» Problem to solve
Copy nothing but the text: reproduce each line of the listing exactly and leave the pictures out.
* Begin Dataset excerpt *
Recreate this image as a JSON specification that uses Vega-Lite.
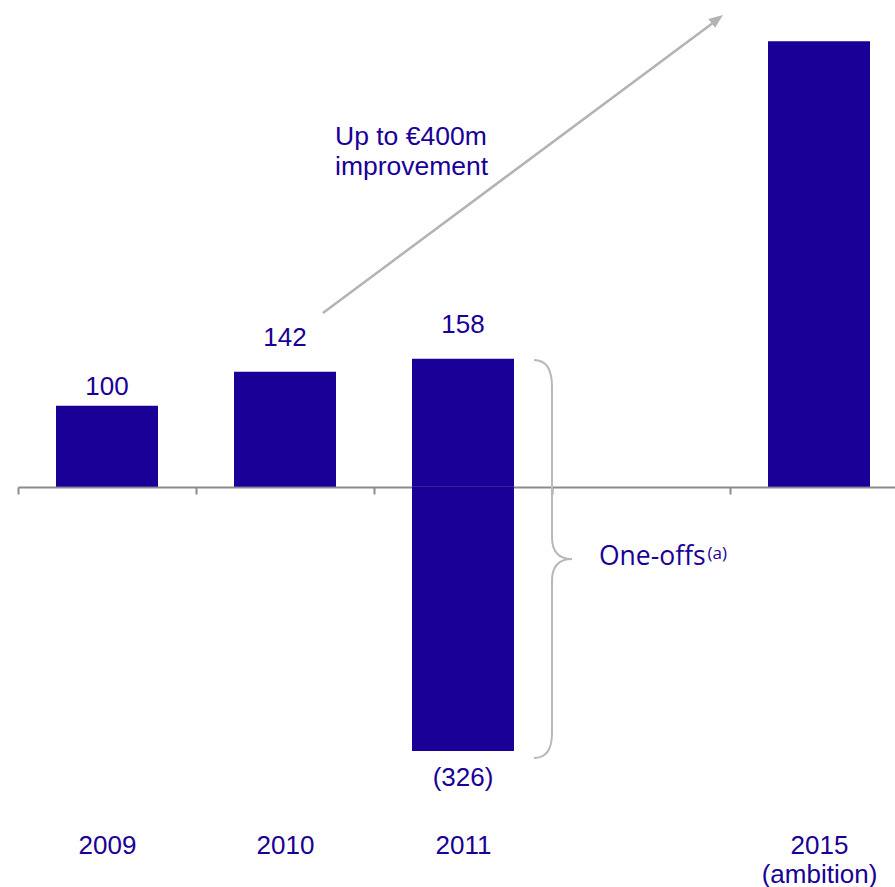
{
  "$schema": "https://vega.github.io/schema/vega-lite/v6.json",
  "width": 877,
  "height": 887,
  "autosize": "none",
  "padding": {"left": 18, "top": 0, "right": 0, "bottom": 0},
  "background": "white",
  "config": {"view": {"stroke": null}},
  "datasets": {
    "bars": [
      {"cat": "2009", "v": 100, "label": "100"},
      {"cat": "2010", "v": 142, "label": "142"},
      {"cat": "2011", "v": 158, "label": "158"},
      {"cat": "2011", "v": -326, "label": "(326)"},
      {"cat": "2015|(ambition)", "v": 550, "label": ""}
    ],
    "arrow": [{"x1": 1.713, "y1": 214.6, "x2": 3.9, "y2": 572}],
    "arrowhead": [{"x": 3.929, "y": 577.3}],
    "brace": [{"x": 3.0, "y": -89}],
    "note": [{"x": 1.781, "y": 422, "text": "Up to €400m\nimprovement"}],
    "oneoffs": [{"x": 3.264, "y": -96.5, "text": "One-offs"}],
    "sup": [{"x": 3.874, "y": -89, "text": "(a)"}]
  },
  "resolve": {"scale": {"x": "independent"}},
  "layer": [
    {
      "data": {"name": "bars"},
      "encoding": {
        "x": {
          "field": "cat", "type": "nominal", "sort": null,
          "scale": {"domain": ["2009", "2010", "2011", "gap", "2015|(ambition)"], "range": [0, 890], "paddingInner": 0, "paddingOuter": 0},
          "axis": {
            "title": null,
            "offset": -400,
            "tickBand": "extent",
            "domainColor": "#8c8c8c", "domainWidth": 2,
            "tickColor": "#8c8c8c", "tickWidth": 2, "tickSize": 7,
            "labelAngle": 0,
            "labelPadding": 359,
            "labelBaseline": "alphabetic",
            "labelFont": "Liberation Sans", "labelFontSize": 26, "labelColor": "#1a0096",
            "labelLineHeight": 29,
            "labelExpr": "isString(datum.value) && datum.value != 'gap' ? split(datum.value, '|') : ''"
          }
        },
        "y": {"field": "v", "type": "quantitative", "stack": null, "scale": {"domain": [-494, 601], "nice": false, "zero": false}, "axis": null}
      },
      "layer": [
        {"mark": {"type": "bar", "color": "#1a0096", "width": {"band": 0.573}}},
        {
          "transform": [{"filter": "datum.cat == '2009'"}],
          "mark": {"type": "text", "dy": -11, "baseline": "alphabetic", "font": "Liberation Sans", "fontSize": 26, "color": "#1a0096"},
          "encoding": {"text": {"field": "label"}}
        },
        {
          "transform": [{"filter": "(datum.cat == '2010' || datum.cat == '2011') && datum.v > 0"}],
          "mark": {"type": "text", "dy": -26, "baseline": "alphabetic", "font": "Liberation Sans", "fontSize": 26, "color": "#1a0096"},
          "encoding": {"text": {"field": "label"}}
        },
        {
          "transform": [{"filter": "datum.v < 0"}],
          "mark": {"type": "text", "dy": 35, "baseline": "alphabetic", "font": "Liberation Sans", "fontSize": 26, "color": "#1a0096"},
          "encoding": {"text": {"field": "label"}}
        }
      ]
    },
    {
      "encoding": {
        "x": {"field": "x", "type": "quantitative", "scale": {"domain": [0, 5], "range": [0, 890], "nice": false, "zero": false}, "axis": null},
        "y": {"field": "y", "type": "quantitative", "scale": {"domain": [-494, 601], "nice": false, "zero": false}, "axis": null}
      },
      "layer": [
        {
          "data": {"name": "arrow"},
          "mark": {"type": "rule", "color": "#b3b3b3", "strokeWidth": 2.5},
          "encoding": {
            "x": {"field": "x1", "type": "quantitative", "scale": {"domain": [0, 5], "range": [0, 890], "nice": false, "zero": false}, "axis": null},
            "y": {"field": "y1", "type": "quantitative", "scale": {"domain": [-494, 601], "nice": false, "zero": false}, "axis": null},
            "x2": {"field": "x2"},
            "y2": {"field": "y2"}
          }
        },
        {
          "data": {"name": "arrowhead"},
          "mark": {"type": "point", "shape": "M0,-1L0.8,1L-0.8,1Z", "size": 196, "angle": 53.3, "filled": true, "color": "#b3b3b3", "opacity": 1}
        },
        {
          "data": {"name": "brace"},
          "mark": {"type": "point", "shape": "M-0.09,-0.995Q0,-0.995 0,-0.86L0,-0.11Q0,0 0.1,0Q0,0 0,0.11L0,0.87Q0,0.995 -0.09,0.995", "size": 160000, "filled": false, "stroke": "#b8b8b8", "strokeWidth": 2, "opacity": 1}
        },
        {
          "data": {"name": "note"},
          "mark": {"type": "text", "align": "left", "baseline": "alphabetic", "lineBreak": "\n", "lineHeight": 30, "font": "Liberation Sans", "fontSize": 26.5, "color": "#1a0096"},
          "encoding": {"text": {"field": "text"}}
        },
        {
          "data": {"name": "oneoffs"},
          "mark": {"type": "text", "align": "left", "baseline": "alphabetic", "font": "Open Sans", "fontSize": 26.5, "color": "#1a0096"},
          "encoding": {"text": {"field": "text"}}
        },
        {
          "data": {"name": "sup"},
          "mark": {"type": "text", "align": "left", "baseline": "alphabetic", "font": "Open Sans", "fontSize": 17, "color": "#1a0096"},
          "encoding": {"text": {"field": "text"}}
        }
      ]
    }
  ]
}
* End Dataset excerpt *
» Exercise response
Recreate this image as a JSON specification that uses Vega-Lite.
{
  "$schema": "https://vega.github.io/schema/vega-lite/v6.json",
  "width": 877,
  "height": 887,
  "autosize": "none",
  "padding": {"left": 18, "top": 0, "right": 0, "bottom": 0},
  "background": "white",
  "config": {"view": {"stroke": null}},
  "datasets": {
    "bars": [
      {"cat": "2009", "v": 100, "label": "100"},
      {"cat": "2010", "v": 142, "label": "142"},
      {"cat": "2011", "v": 158, "label": "158"},
      {"cat": "2011", "v": -326, "label": "(326)"},
      {"cat": "2015|(ambition)", "v": 550, "label": ""}
    ],
    "arrow": [{"x1": 1.713, "y1": 214.6, "x2": 3.9, "y2": 572}],
    "arrowhead": [{"x": 3.929, "y": 577.3}],
    "brace": [{"x": 3.0, "y": -89}],
    "note": [{"x": 1.781, "y": 422, "text": "Up to €400m\nimprovement"}],
    "oneoffs": [{"x": 3.264, "y": -96.5, "text": "One-offs"}],
    "sup": [{"x": 3.874, "y": -89, "text": "(a)"}]
  },
  "resolve": {"scale": {"x": "independent"}},
  "layer": [
    {
      "data": {"name": "bars"},
      "encoding": {
        "x": {
          "field": "cat", "type": "nominal", "sort": null,
          "scale": {"domain": ["2009", "2010", "2011", "gap", "2015|(ambition)"], "range": [0, 890], "paddingInner": 0, "paddingOuter": 0},
          "axis": {
            "title": null,
            "offset": -400,
            "tickBand": "extent",
            "domainColor": "#8c8c8c", "domainWidth": 2,
            "tickColor": "#8c8c8c", "tickWidth": 2, "tickSize": 7,
            "labelAngle": 0,
            "labelPadding": 359,
            "labelBaseline": "alphabetic",
            "labelFont": "Liberation Sans", "labelFontSize": 26, "labelColor": "#1a0096",
            "labelLineHeight": 29,
            "labelExpr": "isString(datum.value) && datum.value != 'gap' ? split(datum.value, '|') : ''"
          }
        },
        "y": {"field": "v", "type": "quantitative", "stack": null, "scale": {"domain": [-494, 601], "nice": false, "zero": false}, "axis": null}
      },
      "layer": [
        {"mark": {"type": "bar", "color": "#1a0096", "width": {"band": 0.573}}},
        {
          "transform": [{"filter": "datum.cat == '2009'"}],
          "mark": {"type": "text", "dy": -11, "baseline": "alphabetic", "font": "Liberation Sans", "fontSize": 26, "color": "#1a0096"},
          "encoding": {"text": {"field": "label"}}
        },
        {
          "transform": [{"filter": "(datum.cat == '2010' || datum.cat == '2011') && datum.v > 0"}],
          "mark": {"type": "text", "dy": -26, "baseline": "alphabetic", "font": "Liberation Sans", "fontSize": 26, "color": "#1a0096"},
          "encoding": {"text": {"field": "label"}}
        },
        {
          "transform": [{"filter": "datum.v < 0"}],
          "mark": {"type": "text", "dy": 35, "baseline": "alphabetic", "font": "Liberation Sans", "fontSize": 26, "color": "#1a0096"},
          "encoding": {"text": {"field": "label"}}
        }
      ]
    },
    {
      "encoding": {
        "x": {"field": "x", "type": "quantitative", "scale": {"domain": [0, 5], "range": [0, 890], "nice": false, "zero": false}, "axis": null},
        "y": {"field": "y", "type": "quantitative", "scale": {"domain": [-494, 601], "nice": false, "zero": false}, "axis": null}
      },
      "layer": [
        {
          "data": {"name": "arrow"},
          "mark": {"type": "rule", "color": "#b3b3b3", "strokeWidth": 2.5},
          "encoding": {
            "x": {"field": "x1", "type": "quantitative", "scale": {"domain": [0, 5], "range": [0, 890], "nice": false, "zero": false}, "axis": null},
            "y": {"field": "y1", "type": "quantitative", "scale": {"domain": [-494, 601], "nice": false, "zero": false}, "axis": null},
            "x2": {"field": "x2"},
            "y2": {"field": "y2"}
          }
        },
        {
          "data": {"name": "arrowhead"},
          "mark": {"type": "point", "shape": "M0,-1L0.8,1L-0.8,1Z", "size": 196, "angle": 53.3, "filled": true, "color": "#b3b3b3", "opacity": 1}
        },
        {
          "data": {"name": "brace"},
          "mark": {"type": "point", "shape": "M-0.09,-0.995Q0,-0.995 0,-0.86L0,-0.11Q0,0 0.1,0Q0,0 0,0.11L0,0.87Q0,0.995 -0.09,0.995", "size": 160000, "filled": false, "stroke": "#b8b8b8", "strokeWidth": 2, "opacity": 1}
        },
        {
          "data": {"name": "note"},
          "mark": {"type": "text", "align": "left", "baseline": "alphabetic", "lineBreak": "\n", "lineHeight": 30, "font": "Liberation Sans", "fontSize": 26.5, "color": "#1a0096"},
          "encoding": {"text": {"field": "text"}}
        },
        {
          "data": {"name": "oneoffs"},
          "mark": {"type": "text", "align": "left", "baseline": "alphabetic", "font": "Open Sans", "fontSize": 26.5, "color": "#1a0096"},
          "encoding": {"text": {"field": "text"}}
        },
        {
          "data": {"name": "sup"},
          "mark": {"type": "text", "align": "left", "baseline": "alphabetic", "font": "Open Sans", "fontSize": 17, "color": "#1a0096"},
          "encoding": {"text": {"field": "text"}}
        }
      ]
    }
  ]
}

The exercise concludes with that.